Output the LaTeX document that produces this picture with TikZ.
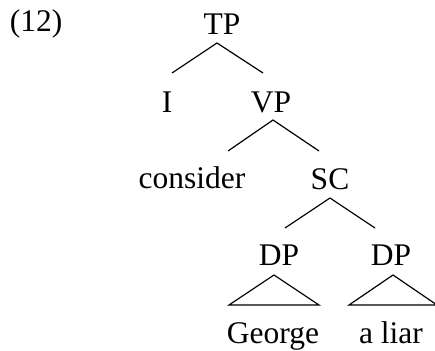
\documentclass[tikz,border=0pt]{standalone}
\usepackage{fontspec}
\setmainfont{Liberation Serif}
\usetikzlibrary{calc}
\begin{document}
\begin{tikzpicture}[x=1pt,y=-1pt,
  lbl/.style={anchor=base,inner sep=0pt,font=\fontsize{31.5}{36}\selectfont},
  br/.style={line width=1.2pt,line join=miter}]
\useasboundingbox (0,0) rectangle (435,350);
\node[lbl] (ex) at (36,32) {(12)};
\node[lbl] (TP) at (222,35) {TP};
\node[lbl] (I) at (167,112) {I};
\node[lbl] (VP) at (271,112) {VP};
\node[lbl] (V) at (192,188) {consider};
\node[lbl] (SC) at (330,189) {SC};
\node[lbl] (DPa) at (279,265) {DP};
\node[lbl] (DPb) at (391,265) {DP};
\node[lbl] (G) at (273,343) {George};
\node[lbl] (L) at (391,343) {a liar};
% branches
\draw[br] ($(I.base)+(5,-39)$) -- ($(TP.base)+(-5,8)$) -- ($(VP.base)+(-8,-39)$);
\draw[br] ($(V.base)+(36,-37)$) -- ($(VP.base)+(2,8)$) -- ($(SC.base)+(-11,-38)$);
\draw[br] ($(DPa.base)+(6,-37)$) -- ($(SC.base)+(0,9)$) -- ($(DPb.base)+(-16,-37)$);
% triangles
\draw[br] ($(G.base)+(-44,-38)$) -- ($(DPa.base)+(-5,10)$) -- ($(G.base)+(46,-38)$) -- cycle;
\draw[br] ($(L.base)+(-42,-38)$) -- ($(DPb.base)+(2,10)$) -- ($(L.base)+(46,-38)$) -- cycle;
\end{tikzpicture}
\end{document}
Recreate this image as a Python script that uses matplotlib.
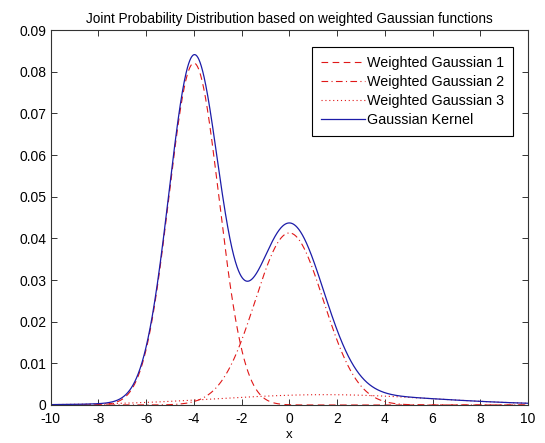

━━━━━━

▶ What you need to do
Write down only how many lines in the listing contain the word "that".

▶ The output
2